I’ve thought about the ending for some time — I’m not sure I like the conclusion but I do think I understand it, and it was quite thought provoking (a top criterion for me). One of the better SF books I’ve read in the past few years.

Thank you to BooksGoSocial and NetGalley for providing an advance copy of this book in exchange for my honest review. The book will be published on August 1st, 2022.

Bleeding Heart Yard by Elly Griffiths (Mystery)

Writing: 3.5/5 Characters: 4/5 Plot: 4/5

Another fun, twisty mystery by Elly Griffiths of Ruth Galloway fame — number 3 in the Harbinder Kaur series. Harbinder — our 38-year old diminutive Sikh lesbian — has just made Detective Inspector and is now in charge of a London based Murder Investigation Team.

A great first line (in the prolog) appears to be a confession of guilt for a decades old murder. This is rapidly followed by the school reunion of a high achieving group of friends who were all affected by that long ago death. The long awaited “fun” evening ends in the death of one the group — his body found in the school bathroom with cocaine dust around his nostrils.

A nice, convoluted mystery with plenty of interesting characters. What I found particularly fun was Harbinder’s inner monologue regarding her new subordinates, witnesses, potential suspects, and surprising love interests. While always behaving professionally and never losing her cool, we are treated to her irritation regarding arrogant attitudes, bimbo responses, and one particular subordinate’s oft repeated macho stances. I thoroughly enjoyed this insight into an honest and human interior in contrast with a professional and impassive exterior.

Thank you to Mariner Books and NetGalley for providing an advance copy of this book in exchange for my honest review. The book will be published on November 15th, 2022.

Some Maintenance Required by Marie-Renee Lavoie (Audio Book — Fiction)

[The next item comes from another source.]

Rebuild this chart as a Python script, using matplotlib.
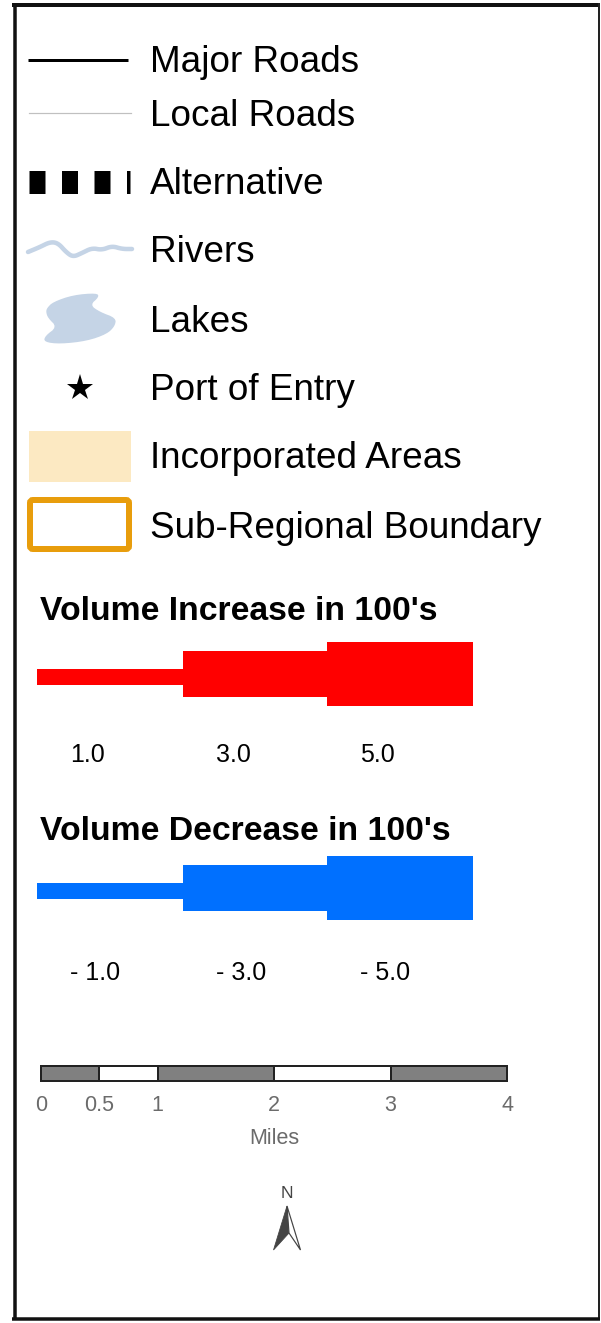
import numpy as np
import matplotlib
matplotlib.use("Agg")
from matplotlib import pyplot as plt
from matplotlib.patches import Polygon, Rectangle, FancyBboxPatch

plt.rcParams["font.family"] = ["Liberation Sans", "DejaVu Sans"]

# legend entries (top block)
legend_labels = [
    "Major Roads",
    "Local Roads",
    "Alternative",
    "Rivers",
    "Lakes",
    "Port of Entry",
    "Incorporated Areas",
    "Sub-Regional Boundary",
]
legend_rows = [60, 115, 183, 251, 320, 389, 457, 526]

# flow volume classes
volume_values = [1.0, 3.0, 5.0]
increase_title = "Volume Increase in 100's"
decrease_title = "Volume Decrease in 100's"
band_heights = [16, 46, 64]

# scale bar
scale_ticks = [0, 0.5, 1, 2, 3, 4]
scale_tick_labels = ["0", "0.5", "1", "2", "3", "4"]
scale_fill = ["#808080", "white", "#808080", "white", "#808080"]
scale_unit = "Miles"

W, H = 601, 1323
PT = 72 / 100  # pixels -> points


def chaikin(pts, n=3, closed=False):
    pts = np.asarray(pts, float)
    for _ in range(n):
        if closed:
            nxt = np.roll(pts, -1, axis=0)
            q = 0.75 * pts + 0.25 * nxt
            r = 0.25 * pts + 0.75 * nxt
            pts = np.empty((2 * len(q), 2))
            pts[0::2], pts[1::2] = q, r
        else:
            a, b = pts[:-1], pts[1:]
            q = 0.75 * a + 0.25 * b
            r = 0.25 * a + 0.75 * b
            mid = np.empty((2 * len(q), 2))
            mid[0::2], mid[1::2] = q, r
            pts = np.vstack([pts[:1], mid, pts[-1:]])
    return pts


fig = plt.figure(figsize=(W / 100, H / 100), dpi=100)
ax = fig.add_axes([0, 0, 1, 1])
ax.set_xlim(0, W)
ax.set_ylim(H, 0)
ax.axis("off")

# frame
ax.plot([14.5, 14.5], [3, 1320], color="#111111", lw=3.5 * PT, solid_capstyle="butt")
ax.plot([12, 600], [5, 5], color="#111111", lw=4 * PT, solid_capstyle="butt")
ax.plot([599, 599], [3, 1320], color="#222222", lw=2 * PT, solid_capstyle="butt")
ax.plot([12, 600], [1319, 1319], color="#111111", lw=3.5 * PT, solid_capstyle="butt")

# text labels
for label, y in zip(legend_labels, legend_rows):
    ax.text(150, y + 2, label, fontsize=26.6, va="center", ha="left", color="black")

sym_x0, sym_x1 = 28, 131
ymaj, yloc, yalt, yriv, ylak, ypor, yinc, ysub = legend_rows

ax.plot([sym_x0, 128], [ymaj, ymaj], color="black", lw=3 * PT, solid_capstyle="butt")
ax.plot([29, sym_x1], [yloc - 2, yloc - 2], color="#c0c0c0", lw=1.2 * PT)
ax.plot([29, 130], [yalt - 1, yalt - 1], color="black", lw=23 * PT,
        dashes=(16 / 23, 16.5 / 23), solid_capstyle="butt", dash_capstyle="butt")

river = chaikin([(28, 252), (40, 247), (50, 242), (58, 243), (66, 252), (73, 257),
                 (82, 253), (92, 248), (102, 250), (112, 246), (122, 249), (132, 249)], 3)
ax.plot(river[:, 0], river[:, 1], color="#c5d4e6", lw=4.5 * PT,
        solid_capstyle="round", solid_joinstyle="round")

lake = chaikin([(47, 308), (53, 302), (73, 295), (97, 293), (99, 297), (90, 305),
                (100, 312), (116, 318), (115, 326), (107, 334), (87, 341), (60, 344),
                (44, 342), (45, 336), (57, 327), (48, 318), (46, 312)], 2, closed=True)
ax.add_patch(Polygon(lake, closed=True, facecolor="#c5d4e6", edgecolor="none"))

ax.plot([80], [ypor - 1], marker="*", color="black", markersize=28 * PT, markeredgewidth=0)

ax.add_patch(Rectangle((29, 431), 102, 51, facecolor="#fce9c2", edgecolor="none"))
ax.add_patch(FancyBboxPatch((30, 500), 99, 49, boxstyle="round,pad=0,rounding_size=3",
                            facecolor="white", edgecolor="#e89d0c", lw=6 * PT))

# volume bands
seg_left = [37, 183, 327]
seg_w = 146
for title, ty, color, cy, ly, sign in [
    (increase_title, 612, "#ff0000", 675, 755, ""),
    (decrease_title, 831, "#0070ff", 889, 973, "- "),
]:
    ax.text(40, ty, title, fontsize=24.3, fontweight="bold", va="center", ha="left")
    centers = [cy + 2, cy - 1, cy - 1]
    ax.bar(seg_left, band_heights, width=seg_w,
           bottom=[c - h / 2 for c, h in zip(centers, band_heights)],
           align="edge", color=color, edgecolor="none")
    for x, v in zip(seg_left, volume_values):
        ax.text(x + 33, ly, f"{sign}{v:.1f}", fontsize=18, va="center", ha="left")

# scale bar
sb_x0, sb_px = 41, (507 - 41) / 4
lefts = [sb_x0 + sb_px * t for t in scale_ticks[:-1]]
widths = [sb_px * (b - a) for a, b in zip(scale_ticks[:-1], scale_ticks[1:])]
ax.barh([1073.5] * 5, widths, left=lefts, height=15, color=scale_fill,
        edgecolor="#222222", lw=2 * PT, align="center")
for t, lab in zip(scale_ticks, scale_tick_labels):
    ax.text(sb_x0 + sb_px * t, 1105.5, lab, fontsize=15.5, color="#6b6b6b",
            ha="center", va="center")
ax.text(sb_x0 + sb_px * 2, 1138.5, scale_unit, fontsize=15.5, color="#6b6b6b",
        ha="center", va="center")

# north arrow
ax.text(287, 1194, "N", fontsize=12.5, color="#444444", ha="center", va="center")
tip, lb, rb, notch = (287, 1206), (273.5, 1250), (300.5, 1250), (289, 1233)
ax.add_patch(Polygon([tip, lb, notch], closed=True, facecolor="#444444",
                     edgecolor="#444444", lw=0.8 * PT))
ax.add_patch(Polygon([tip, notch, rb], closed=True, facecolor="white",
                     edgecolor="#444444", lw=1.2 * PT))

fig.savefig("out.png", dpi=100)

Writing: 4/5 Plot: 3/5 Characters: 4/5 Audio reader: 3/5
A sweet novel about a young woman kind of wandering through her own life: school ends and she contemplates university, she gets a job and experiences the drama of group dynamics, and she watches over (and becomes quite attached to) a badly neglected 2nd grader. And then … circumstances beyond her control slam her in the face. It’s a story about bringing love (and continual ongoing maintenance) to our relationships — with family, friends, and even possessions like a favorite car.
The writing is very good with many memorable phrases (unfortunately I listened to this in the car and therefore couldn’t capture any of them) and depictions of places and situations — both real and imagined, internal and external. I enjoyed the characters — the guys who worked at the garage with her father, her best friend, and a veterinarian-in-training who likes her, but whose social class makes her uncomfortable. And her mother — the best character of all. I also love the role that books play in the world that she and her mother have created.
Listening to this audio version of this particular book did highlight something for me that I hadn’t really noticed before. The reader did a good job with voices, pacing, etc. but she also imparted a distinct personality to each person through vocal pitch, pace, and tone over and above that which you would perceive simply from reading the words. Specifically, I found the main character to have a hint of whininess (that I didn’t like) which may or may not have been intended by the author. Overall I enjoyed listening but did take note of that point.

Thank you to Dreamscape Media and NetGalley for providing an advance copy of this book in exchange for my honest review. The book will be published on July 5th, 2022.